With thousands of stores across the country, Wal-Mart, Best Buy and the like have the enviable advantage of leveraging immense size to gain volume pricing and other concessions from suppliers, much to the dismay of resentful and defensive smaller-scale retailers.

At annual family reunion picnics, however, the working-class side of the retail clan can take some restitution. The flashy big-box boy's business advantages are offset by deficiencies in customer service, an area where smaller retailers often have the upper hand.

College stores often hear from experts that clues to student expectations regarding merchandise and shopping experience are found in national retailers. Students belong to an age group that shops these stores in the years before college and arrive on campus anticipating consistency.

By visiting the stores and noting the variety of merchandise, it is suggested campus retailers can get ideas regarding assortment, display, fixturing and floor planning.

Not everything about national retailers is worthy of being copied by college stores or used as a benchmark. In fact, some lessons are more about examples of mistakes college stores should avoid repeating.

Forrester Research, an independent technology and market research company providing advice about technology's impact on business and consumers, recently evaluated how well four national retailers help customers to select a digital camera.

Results of that evaluation, “The In-Store Experience: Selecting a Digital Camera,” revealed clues college stores can apply to enhance the experience of shopping not only for consumer electronics, but other categories, too.

Essentially, Forrester argues that customers come into a store just to browse or with a specific purchase in mind, but often have not made the choice of what will best suit their need.
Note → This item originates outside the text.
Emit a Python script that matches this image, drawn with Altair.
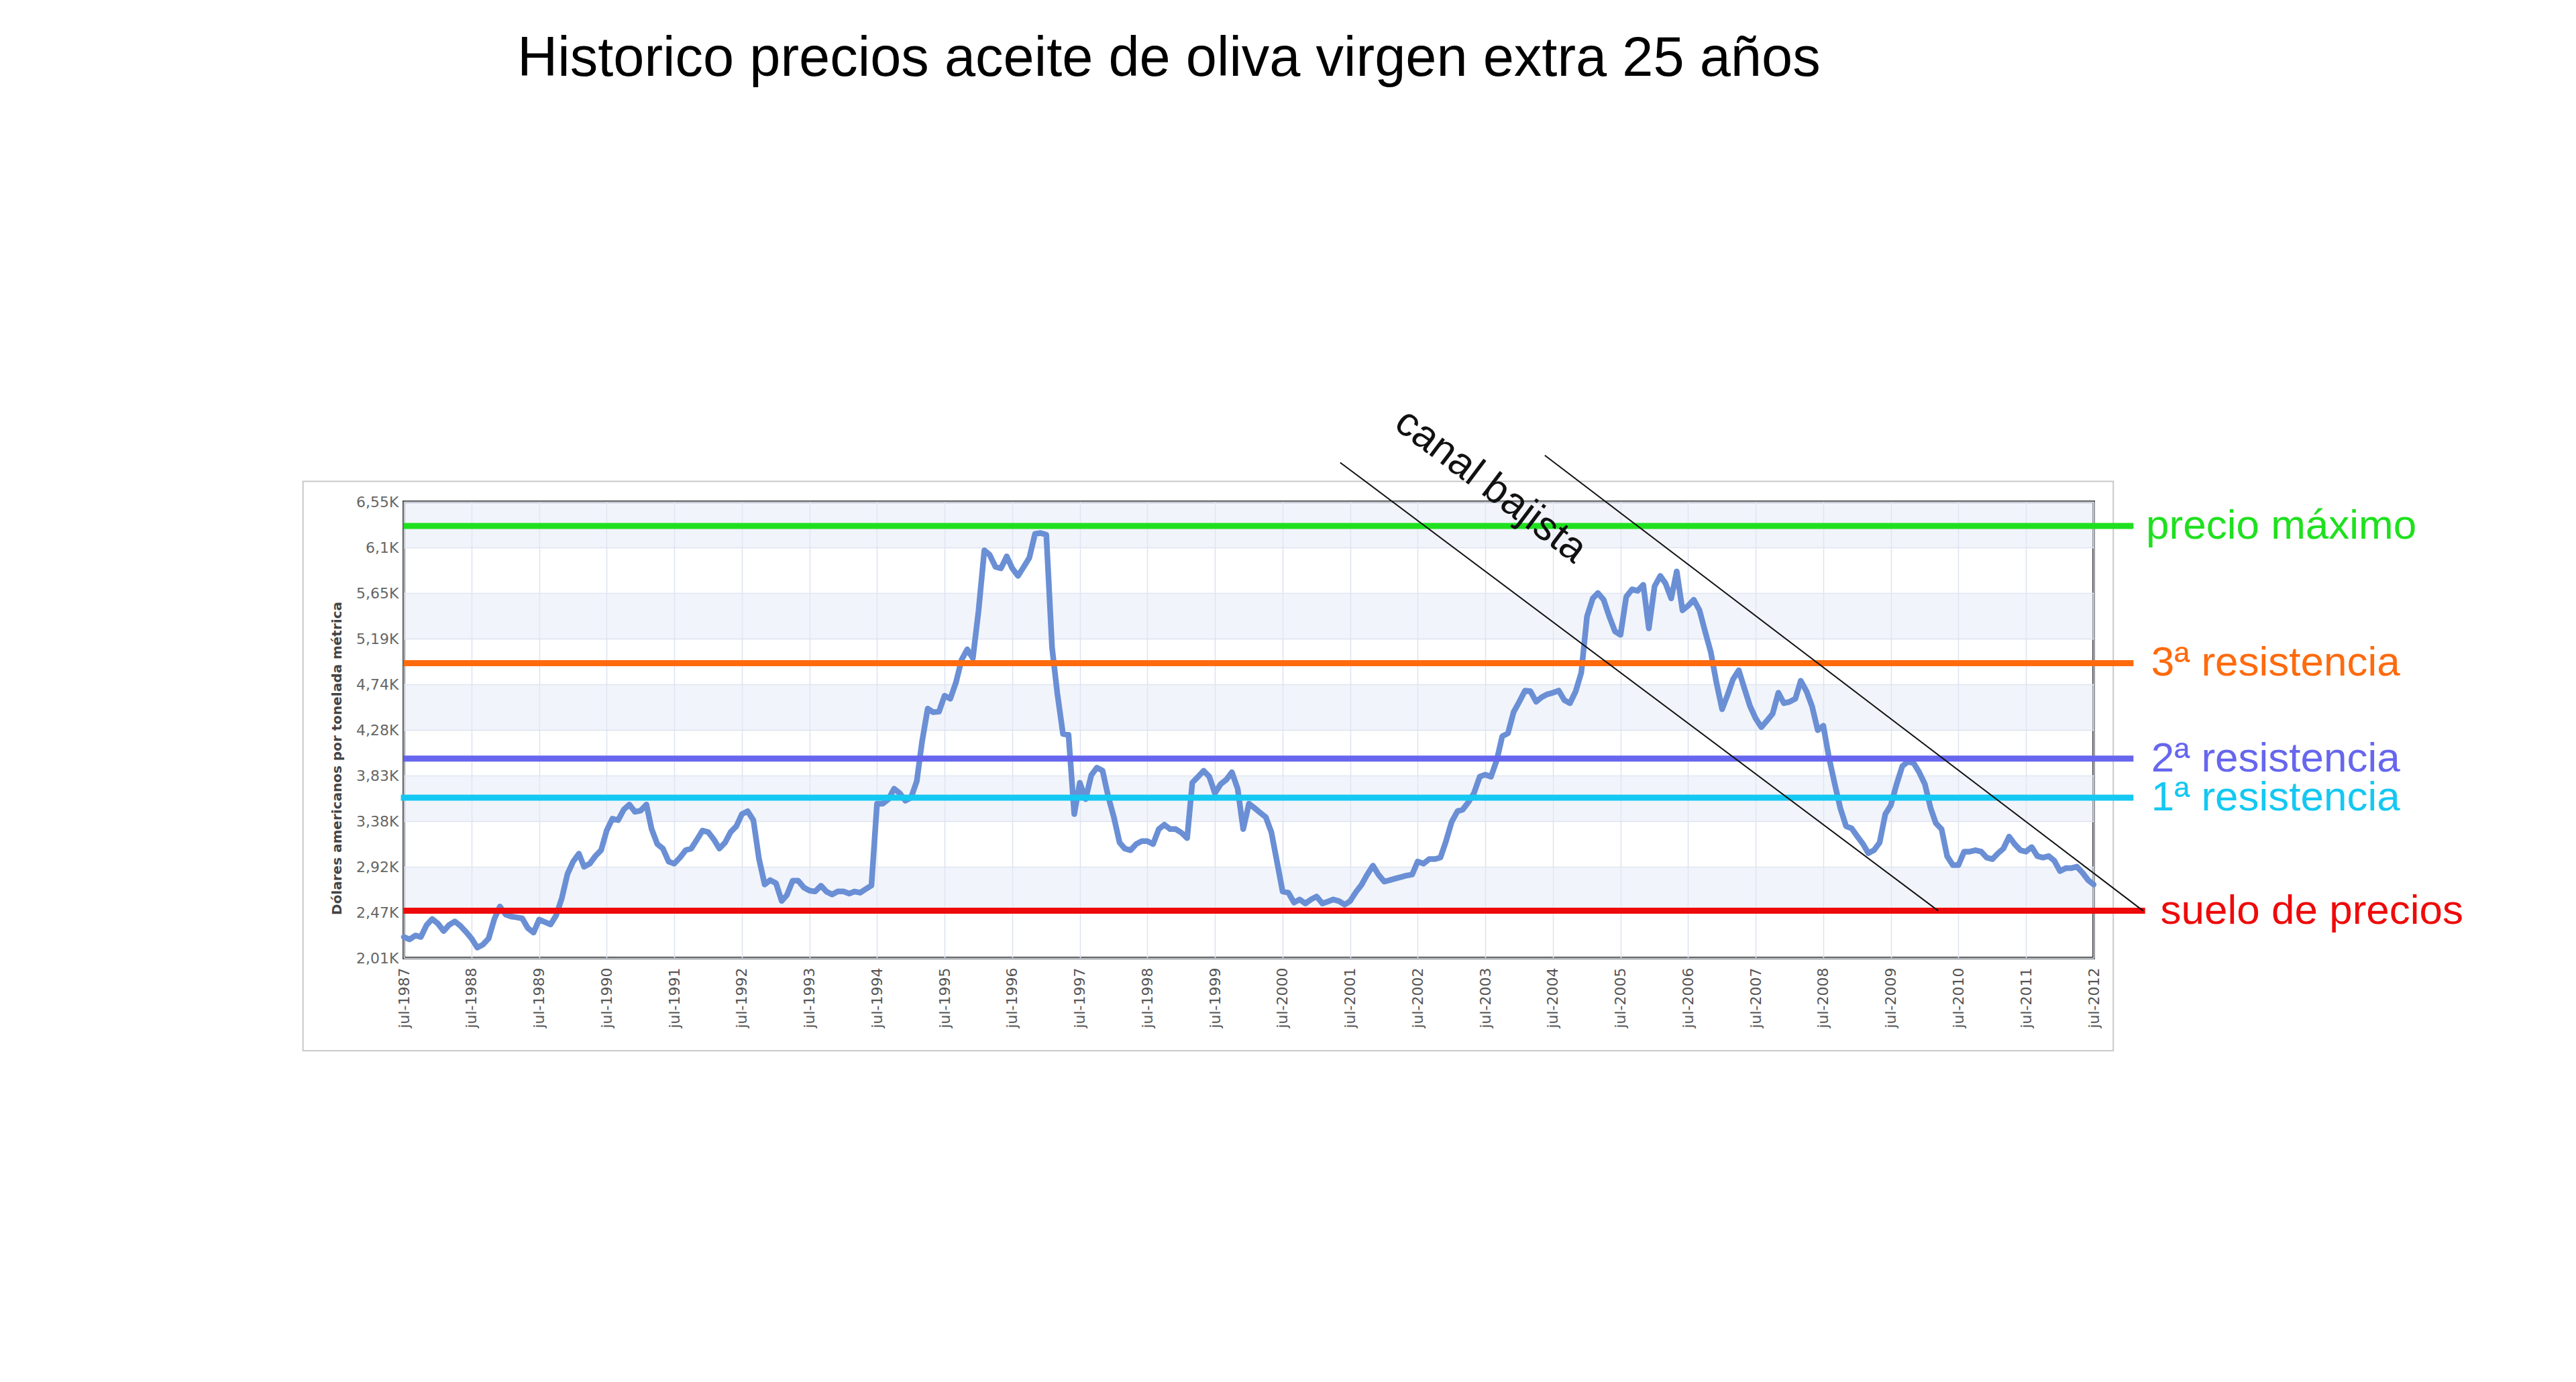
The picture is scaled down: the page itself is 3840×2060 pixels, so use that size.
import json
import altair as alt
import pandas as pd

# ---------------- data ----------------
START_MONTH = "1987-07-01"   # monthly series, jul-1987 .. jul-2012
price = [
    2219, 2195, 2234, 2219, 2338, 2398, 2353, 2278, 2338, 2374, 2332, 2270,
    2204, 2114, 2144, 2204, 2398, 2523, 2443, 2422, 2415, 2404, 2308, 2263,
    2392, 2368, 2344, 2434, 2607, 2845, 2970, 3048, 2918, 2949, 3024, 3083,
    3278, 3397, 3382, 3486, 3537, 3465, 3477, 3537, 3293, 3143, 3099, 2970,
    2949, 3009, 3083, 3099, 3188, 3278, 3263, 3188, 3099, 3158, 3263, 3322,
    3442, 3471, 3382, 3000, 2741, 2785, 2755, 2577, 2636, 2779, 2779, 2711,
    2681, 2672, 2730, 2670, 2642, 2672, 2672, 2651, 2672, 2660, 2696, 2732,
    3546, 3546, 3591, 3695, 3650, 3576, 3606, 3770, 4158, 4492, 4456, 4462,
    4620, 4590, 4754, 4978, 5082, 4993, 5470, 6067, 6022, 5903, 5888, 6007,
    5888, 5813, 5903, 5992, 6231, 6240, 6222, 5100, 4650, 4240, 4232, 3442,
    3755, 3591, 3829, 3904, 3874, 3621, 3412, 3158, 3099, 3083, 3143, 3173,
    3173, 3143, 3293, 3337, 3293, 3293, 3257, 3203, 3755, 3814, 3874, 3814,
    3650, 3740, 3785, 3859, 3695, 3293, 3546, 3501, 3457, 3412, 3263, 2964,
    2672, 2660, 2562, 2592, 2553, 2592, 2622, 2553, 2571, 2592, 2577, 2541,
    2577, 2666, 2740, 2840, 2929, 2840, 2771, 2785, 2800, 2815, 2830, 2840,
    2970, 2949, 2994, 2994, 3010, 3173, 3367, 3471, 3486, 3561, 3650, 3814,
    3835, 3814, 3978, 4217, 4247, 4456, 4560, 4671, 4665, 4560, 4605, 4635,
    4650, 4671, 4575, 4546, 4665, 4850, 5410, 5589, 5642, 5575, 5410, 5261,
    5226, 5604, 5679, 5664, 5724, 5291, 5709, 5813, 5739, 5589, 5858, 5470,
    5515, 5575, 5470, 5261, 5053, 4754, 4486, 4635, 4784, 4874, 4695, 4516,
    4396, 4307, 4373, 4441, 4650, 4546, 4560, 4590, 4769, 4665, 4516, 4277,
    4322, 4000, 3740, 3501, 3322, 3300, 3220, 3143, 3054, 3083, 3158, 3442,
    3531, 3740, 3919, 3964, 3949, 3859, 3740, 3501, 3352, 3293, 3024, 2934,
    2934, 3069, 3069, 3083, 3069, 3009, 2994, 3054, 3099, 3218, 3143, 3083,
    3069, 3114, 3024, 3009, 3024, 2979, 2875, 2904, 2904, 2919, 2860, 2785,
    2741,
]

y_tick_values = [2010, 2464, 2918, 3372, 3826, 4280, 4734, 5188, 5642, 6096, 6550]
y_tick_labels = ["2,01K", "2,47K", "2,92K", "3,38K", "3,83K", "4,28K",
                 "4,74K", "5,19K", "5,65K", "6,1K", "6,55K"]
x_tick_years = list(range(1987, 2013))

band_lo = [2464, 3372, 4280, 5188, 6096]
band_hi = [2918, 3826, 4734, 5642, 6550]

level_names = ["precio máximo", "3ª resistencia", "2ª resistencia",
               "1ª resistencia", "suelo de precios"]
level_values = [6310, 4945, 3995, 3605, 2480]
level_start = ["1987-07-01", "1987-07-01", "1987-07-01", "1987-06-15", "1987-07-01"]
level_end = ["2013-02-01", "2013-02-01", "2013-02-01", "2013-02-01", "2013-04-05"]
level_label_date = ["2013-04-10", "2013-05-08", "2013-05-08", "2013-05-08", "2013-06-27"]
level_colors = ["#1fe01f", "#ff6a0d", "#6666ee", "#14c8f2", "#ee0a0a"]

channel_start_date = ["2001-05-08", "2004-05-18"]
channel_start_value = [6941, 7012]
channel_end_date = ["2010-03-14", "2013-03-25"]
channel_end_value = [2480, 2480]

channel_label = ["canal bajista"]
channel_label_date = ["2003-07-30"]
channel_label_value = [6707]

frame_dates = ["1986-01-02", "2012-10-15"]
frame_values = [1087, 6754]

TITLE = "Historico precios aceite de oliva virgen extra 25 años"
Y_TITLE = "Dólares americanos por tonelada métrica"

# ---------------- tables ----------------
df_price = pd.DataFrame({
    "fecha": pd.date_range(START_MONTH, periods=len(price), freq="MS"),
    "precio": price,
})
df_bands = pd.DataFrame({
    "start": pd.to_datetime([START_MONTH] * len(band_lo)),
    "end": pd.to_datetime(["2012-07-01"] * len(band_lo)),
    "lo": band_lo, "hi": band_hi,
})
df_levels = pd.DataFrame({
    "name": level_names, "value": level_values,
    "start": pd.to_datetime(level_start), "end": pd.to_datetime(level_end),
    "label_date": pd.to_datetime(level_label_date),
})
df_channel = pd.DataFrame({
    "d0": pd.to_datetime(channel_start_date), "v0": channel_start_value,
    "d1": pd.to_datetime(channel_end_date), "v1": channel_end_value,
})
df_chlabel = pd.DataFrame({
    "d": pd.to_datetime(channel_label_date), "v": channel_label_value,
    "t": channel_label,
})
df_frame = pd.DataFrame({
    "d0": pd.to_datetime([frame_dates[0]]), "d1": pd.to_datetime([frame_dates[1]]),
    "v0": [frame_values[0]], "v1": [frame_values[1]],
})

x_scale = alt.Scale(domain=[alt.DateTime(year=1987, month=7, date=1),
                            alt.DateTime(year=2012, month=7, date=1)])
y_scale = alt.Scale(domain=[y_tick_values[0], y_tick_values[-1]], nice=False, zero=False)

x_axis = alt.Axis(
    values=[alt.DateTime(year=y, month=7, date=1) for y in x_tick_years],
    labelExpr="'jul-' + timeFormat(datum.value, '%Y')",
    labelAngle=270, labelAlign="right", labelBaseline="middle",
    labelFont="DejaVu Sans", labelFontSize=22, labelColor="#555555",
    labelPadding=14, ticks=False, domain=False, grid=True,
    gridColor="#dce2ef", gridWidth=1.5, title=None, labelOverlap=False,
)
y_axis = alt.Axis(
    values=y_tick_values,
    labelExpr=f"{json.dumps(y_tick_labels)}[indexof({json.dumps(y_tick_values)}, datum.value)]",
    labelFont="DejaVu Sans", labelFontSize=22, labelColor="#666666",
    labelPadding=8, ticks=False, domain=False, grid=True,
    gridColor="#dce2ef", gridWidth=1.5,
    title=Y_TITLE, titleFont="DejaVu Sans", titleFontSize=20,
    titleFontWeight="bold", titleColor="#444444", titlePadding=18,
    titleY=382, labelOverlap=False,
)


def X(field):
    return alt.X(field, scale=x_scale, axis=x_axis)


def Y(field):
    return alt.Y(field, scale=y_scale, axis=y_axis)


level_color = alt.Color("name:N", scale=alt.Scale(domain=level_names, range=level_colors),
                        legend=None)

frame = alt.Chart(df_frame).mark_rect(fillOpacity=0, stroke="#c8c8c8", strokeWidth=2).encode(
    x=X("d0:T"), x2="d1:T", y=Y("v0:Q"), y2="v1:Q",
)

bands = alt.Chart(df_bands).mark_rect(color="#e4e9f6", opacity=0.5).encode(
    x=X("start:T"), x2="end:T", y=Y("lo:Q"), y2="hi:Q",
)

line = alt.Chart(df_price).mark_line(
    color="#6a8fd5", strokeWidth=8.5, strokeJoin="round", strokeCap="round"
).encode(x=X("fecha:T"), y=Y("precio:Q"))

levels = alt.Chart(df_levels).mark_rule(strokeWidth=9).encode(
    x=X("start:T"), x2="end:T", y=Y("value:Q"), color=level_color,
)

level_text = alt.Chart(df_levels).mark_text(
    align="left", baseline="middle", font="Liberation Sans", fontSize=62
).encode(
    x=X("label_date:T"), y=Y("value:Q"), text="name:N", color=level_color,
)

channel = alt.Chart(df_channel).mark_rule(color="#111111", strokeWidth=2).encode(
    x=X("d0:T"), x2="d1:T", y=Y("v0:Q"), y2="v1:Q",
)

channel_text = alt.Chart(df_chlabel).mark_text(
    angle=37, font="Liberation Sans", fontSize=61, color="#111111",
    align="center", baseline="middle",
).encode(x=X("d:T"), y=Y("v:Q"), text="t:N")

chart = alt.layer(
    frame, bands, line, levels, level_text, channel, channel_text
).properties(
    width=2519, height=680,
    autosize=alt.AutoSizeParams(type="none"),
    padding={"left": 594, "top": 740, "right": 700, "bottom": 600},
    title=alt.TitleParams(
        TITLE, font="Liberation Sans", fontSize=83, fontWeight="normal",
        color="#000000", anchor="middle", frame="group", dx=-119, offset=468,
    ),
).configure_view(stroke="#4d4d4d", strokeWidth=4)

chart.save("out.html", embed_options={"renderer": "svg", "actions": False})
In the store, customers look for information to make that decision, and Forrester identified shortcomings in national retailers that college stores can learn from to improve service.

Forrester identified four keys to simplify decision making by organizing how customers find departments and compare choices, then encouraged retailers to further assist with selection by featuring detailed information.

Another suggestion is for stores to tap into Web assets, such as having kiosks on the sales floor where customers can research additional merchandise information that retailers store online.

Although Forrester is talking about buying digital cameras, college stores can easily apply these suggestions to other merchandise. Bookstores rank among the most prominent elements of a higher education institution's academic identity, and a destination for visitors and the community.

The problem is visitors, incoming students, transfers, parents and others who are becoming acquainted with the store and its assortment require orientation.

Shoppers, whether visitors or students on campus for the academic term, are best served by information to make accurate, useful purchasing decisions. Visitors may need to decide on gift items, students on the correct textbook or supplies.

Signs need to make the path to departments clear to customers upon entering the store. In a merchandise department, merchandise should be logically organized with content to help customers narrow down options. Additional information in the form of tags and booklets can explain differences for customers to compare choices.

This is already done in textbook departments, where shelf tags associate books with specific courses and sections. Have stores ever recruited a volunteer to test how long it takes to find a set of books for a fictional schedule and identify any hurdles that could be removed to improve the experience?

How well do stores help to quickly recognize the differences in apparel choices or options in other departments, other than by guessing according to the price?

Trade books are typically organized into fiction and nonfiction, then according to subject, such as history or business, and alphabetically by author. Could a similar strategy be applied to other departments?

How well college stores simplify the customer shopping experience could become an essential aspect of future success, and maybe earn a little more loyalty from customers facing numerous choices of where to spend money.

The best investment college stores can make is to evaluate how customer friendly their own store really is.